Generally, the clique is organized among younger children by those who appear to have enough in common to befriend each other. Unfortunately, friendship can quickly give way to power struggle, peer pressure and ostracization of those outside the group. In fact, outsiders targeted by a clique may be subject to insults and bullying, which can be psychologically damaging.
Often the group has a defined leader, though leadership may change from time to time. The clique may extend informal membership to younger girls in order to perpetuate it beyond the original members remaining in a particular school setting. This group may be seen as the “in crowd," and may have a corresponding male group with which they exclusively socialize.
Though it is often thought that there can be only one clique in a school setting, cliques may organize along lines of interest.
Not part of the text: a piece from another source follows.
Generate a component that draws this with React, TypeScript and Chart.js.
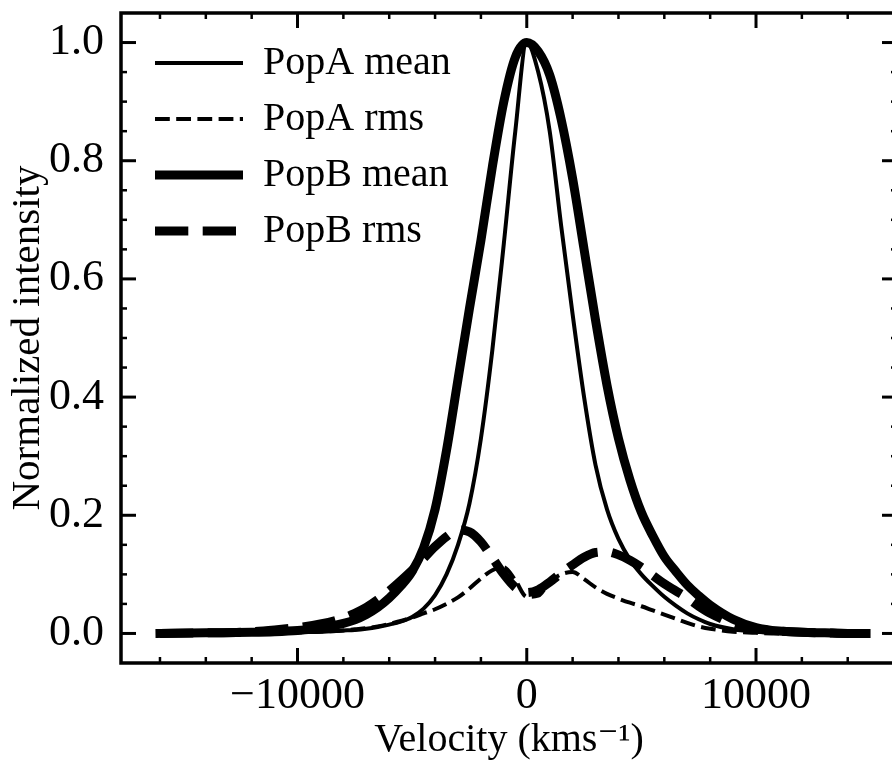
import React, { useEffect, useRef } from 'react';
import { Chart, registerables } from 'chart.js';

Chart.register(...registerables);

// ---- data ----
const VELOCITY = [
  -16000, -14000, -12000, -11000, -10000, -9000, -8000, -7500, -7000, -6500,
  -6000, -5500, -5000, -4500, -4000, -3500, -3000, -2500, -2000, -1500,
  -1000, -500, 0, 500, 1000, 1500, 2000, 2500, 3000, 3500,
  4000, 4500, 5000, 5500, 6000, 6500, 7000, 7500, 8000, 9000,
  10000, 11000, 12000, 13000, 14000, 14800,
];

const POPA_MEAN = [
  0, 0, 0.001, 0.001, 0.002, 0.003, 0.005, 0.006, 0.008, 0.011,
  0.015, 0.02, 0.028, 0.042, 0.065, 0.1, 0.15, 0.22, 0.33, 0.48,
  0.66, 0.85, 1.0, 0.95, 0.85, 0.69, 0.54, 0.4, 0.285, 0.21,
  0.16, 0.125, 0.1, 0.08, 0.062, 0.047, 0.034, 0.024, 0.016, 0.007,
  0.003, 0.002, 0.001, 0, 0, 0,
];

const POPA_RMS = [
  0, 0, 0.001, 0.001, 0.002, 0.003, 0.005, 0.007, 0.009, 0.012,
  0.016, 0.021, 0.027, 0.034, 0.041, 0.05, 0.061, 0.076, 0.093, 0.107,
  0.112, 0.09, 0.062, 0.064, 0.087, 0.1, 0.104, 0.092, 0.078, 0.067,
  0.059, 0.052, 0.046, 0.039, 0.032, 0.025, 0.018, 0.012, 0.008, 0.003,
  0.001, 0, 0, 0, 0, 0,
];

const POPB_MEAN = [
  0, 0.001, 0.002, 0.003, 0.005, 0.009, 0.017, 0.023, 0.032, 0.044,
  0.06, 0.08, 0.105, 0.145, 0.21, 0.31, 0.43, 0.55, 0.665, 0.79,
  0.9, 0.975, 1.0, 0.985, 0.945, 0.87, 0.77, 0.65, 0.53, 0.42,
  0.33, 0.26, 0.205, 0.165, 0.13, 0.105, 0.082, 0.064, 0.048, 0.024,
  0.01, 0.004, 0.002, 0.001, 0, 0,
];

const POPB_RMS = [
  0, 0.001, 0.003, 0.006, 0.01, 0.016, 0.026, 0.034, 0.044, 0.057,
  0.072, 0.089, 0.107, 0.127, 0.147, 0.164, 0.175, 0.172, 0.155, 0.128,
  0.1, 0.078, 0.069, 0.074, 0.087, 0.102, 0.116, 0.129, 0.137, 0.138,
  0.133, 0.124, 0.112, 0.098, 0.084, 0.072, 0.06, 0.046, 0.034, 0.017,
  0.008, 0.004, 0.002, 0.001, 0, 0,
];

const SERIES_LABELS = ['PopA mean', 'PopA rms', 'PopB mean', 'PopB rms'];

const X_MAJOR = [-10000, 0, 10000];
const X_MINOR = [-16000, -14000, -12000, -8000, -6000, -4000, -2000, 2000, 4000, 6000, 8000, 12000, 14000, 16000];
const Y_MAJOR = [0, 0.2, 0.4, 0.6, 0.8, 1.0];
const Y_MINOR = [0.05, 0.1, 0.15, 0.25, 0.3, 0.35, 0.45, 0.5, 0.55, 0.65, 0.7, 0.75, 0.85, 0.9, 0.95];

const X_TITLE = 'Velocity (kms\u207B\u00B9)';
const Y_TITLE = 'Normalized intensity';

const FONT = "'Liberation Serif', 'DejaVu Serif', serif";

export default function App() {
  const ref = useRef<HTMLCanvasElement>(null);

  useEffect(() => {
    const canvas = ref.current!;
    const pts = (ys: number[]) => VELOCITY.map((v, i) => ({ x: v, y: ys[i] }));

    const framePlugin = {
      id: 'frameTicks',
      afterLayout(chart: any) {
        const lg = chart.legend;
        if (lg) {
          lg.left = chart.chartArea.left + 18;
          lg.top = chart.chartArea.top + 14;
        }
      },
      afterDraw(chart: any) {
        const { ctx, chartArea: a, scales } = chart;
        const xs = scales.x;
        const ys = scales.y;
        ctx.save();
        ctx.strokeStyle = '#000';
        ctx.lineCap = 'butt';
        ctx.setLineDash([]);
        const seg = (x1: number, y1: number, x2: number, y2: number, w: number) => {
          ctx.lineWidth = w;
          ctx.beginPath();
          ctx.moveTo(x1, y1);
          ctx.lineTo(x2, y2);
          ctx.stroke();
        };
        X_MAJOR.forEach((v) => {
          const x = xs.getPixelForValue(v);
          seg(x, a.bottom, x, a.bottom - 15, 3);
          seg(x, a.top, x, a.top + 15, 3);
        });
        X_MINOR.forEach((v) => {
          const x = xs.getPixelForValue(v);
          seg(x, a.bottom, x, a.bottom - 6, 2.5);
          seg(x, a.top, x, a.top + 6, 2.5);
        });
        Y_MAJOR.forEach((v) => {
          const y = ys.getPixelForValue(v);
          seg(a.left, y, a.left + 15, y, 3);
          seg(a.right, y, a.right - 15, y, 3);
        });
        Y_MINOR.forEach((v) => {
          const y = ys.getPixelForValue(v);
          seg(a.left, y, a.left + 6, y, 2.5);
          seg(a.right, y, a.right - 6, y, 2.5);
        });
        ctx.lineWidth = 3.5;
        ctx.strokeRect(a.left, a.top, a.right - a.left, a.bottom - a.top);
        ctx.restore();
      },
    };

    const thin = 4;
    const thick = 9;
    const noPad = (s: any) => {
      s.paddingTop = 0;
      s.paddingBottom = 0;
      s.paddingLeft = 0;
      s.paddingRight = 0;
    };

    const chart = new Chart(canvas, {
      type: 'line',
      data: {
        datasets: [
          {
            label: SERIES_LABELS[0], data: pts(POPA_MEAN), borderColor: '#000', backgroundColor: '#000',
            borderWidth: thin, borderCapStyle: 'square', borderJoinStyle: 'round', order: 4,
          },
          {
            label: SERIES_LABELS[1], data: pts(POPA_RMS), borderColor: '#000', backgroundColor: '#000',
            borderWidth: thin, borderDash: [3.7 * thin, 1.6 * thin], borderCapStyle: 'butt', borderJoinStyle: 'round', order: 3,
          },
          {
            label: SERIES_LABELS[2], data: pts(POPB_MEAN), borderColor: '#000', backgroundColor: '#000',
            borderWidth: thick, borderCapStyle: 'square', borderJoinStyle: 'round', order: 2,
          },
          {
            label: SERIES_LABELS[3], data: pts(POPB_RMS), borderColor: '#000', backgroundColor: '#000',
            borderWidth: thick, borderDash: [3.7 * thick, 1.6 * thick], borderCapStyle: 'butt', borderJoinStyle: 'round', order: 1,
          },
        ] as any,
      },
      options: {
        responsive: false,
        animation: false,
        devicePixelRatio: 1,
        events: [],
        layout: { padding: { top: 13, right: 3, left: 0, bottom: 0 } },
        elements: {
          point: { radius: 0, hoverRadius: 0 },
          line: { cubicInterpolationMode: 'monotone', fill: false },
        },
        plugins: {
          tooltip: { enabled: false },
          legend: {
            display: true,
            position: 'chartArea' as any,
            align: 'start',
            labels: {
              font: { family: FONT, size: 40 },
              color: '#000',
              usePointStyle: true,
              pointStyle: 'line',
              pointStyleWidth: 88,
              boxHeight: 40,
              padding: 16,
              generateLabels: (ch: any) =>
                ch.data.datasets.map((ds: any, i: number) => ({
                  text: ds.label,
                  fillStyle: '#000',
                  strokeStyle: '#000',
                  fontColor: '#000',
                  lineWidth: ds.borderWidth,
                  lineDash: ds.borderDash || [],
                  lineCap: 'butt',
                  pointStyle: 'line',
                  hidden: false,
                  datasetIndex: i,
                })),
            },
          },
        },
        scales: {
          x: {
            type: 'linear',
            position: 'bottom',
            min: -17700,
            max: 16150,
            afterBuildTicks: (s: any) => {
              s.ticks = X_MAJOR.map((value) => ({ value }));
            },
            afterFit: (s: any) => {
              s.height = 101;
              noPad(s);
            },
            ticks: {
              autoSkip: false,
              maxRotation: 0,
              minRotation: 0,
              padding: 3,
              color: '#000',
              font: { family: FONT, size: 44, lineHeight: 1 },
              callback: (v: any) => (v < 0 ? '\u2212' + Math.abs(v) : String(v)),
            },
            grid: { display: false },
            border: { display: false },
            title: {
              display: true,
              text: X_TITLE,
              color: '#000',
              font: { family: FONT, size: 40 },
              padding: { top: 0, bottom: 0 },
            },
          },
          y: {
            type: 'linear',
            min: -0.05,
            max: 1.05,
            afterBuildTicks: (s: any) => {
              s.ticks = Y_MAJOR.map((value) => ({ value }));
            },
            afterFit: (s: any) => {
              s.width = 121;
              noPad(s);
            },
            ticks: {
              autoSkip: false,
              padding: 9,
              color: '#000',
              font: { family: FONT, size: 44, lineHeight: 1 },
              callback: (v: any) => Number(v).toFixed(1),
            },
            grid: { display: false },
            border: { display: false },
            title: {
              display: true,
              text: Y_TITLE,
              color: '#000',
              font: { family: FONT, size: 41 },
              padding: { top: 4, bottom: 0 },
            },
          },
        },
      } as any,
      plugins: [framePlugin],
    });

    return () => chart.destroy();
  }, []);

  return (
    <div style={{ position: 'fixed', left: 0, top: 0, width: 892, height: 764, overflow: 'hidden', background: '#fff' }}>
      <canvas ref={ref} width={900} height={764} style={{ display: 'block', width: 900, height: 764 }} />
    </div>
  );
}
For example, cheerleaders may form one group while band kids may form another. Socially, pre-teens and teenagers appear to group within areas of interest, or access to each other. A clique may begin innocently enough with families who belong to the same social group or simply live near enough to each other to organize frequent play dates when children are young.
Difficulty exists for those outside any defined grouping. A non-cheerleader, non-band kid, may be challenged by not finding a large enough social group and may desperately wish to gain entry into a certain clique. This can be painful, and may make the person a target of its members.
A nasty part of this power structure may involve bullying, harassment, or playing jokes on non-clique members. Fear of no longer being part of the group may force children to behave in ways that are immensely hurtful to others. Failure to go along with the leaders, often called "queen bees," can result in becoming an outcast.
Many films have documented this type of infrastructure and its potentially destructive force in a social setting. Movies like Mean Girls, Heathers, and Jawbreaker all take a darkly comic view of the clique. Those who have been the victim of their politics many not find cliques a laughing matter.
Though some cliques may act in mean and emotionally destructive ways toward outsiders, others are far less threatening. Not every clique or member chooses to govern by being cruel to other people. They may simply not notice the needs of outsiders, which is often an insensitive, but not unusual, position of teenagers.
Cliques in their most innocent form may merely represent a group of friends who are envied for their social graces, wealth, or attractive qualities. The exclusive nature of the group is rather like a sorority in this respect. It can still be hurtful for those outside who wish to belong, but it may not be intentionally so.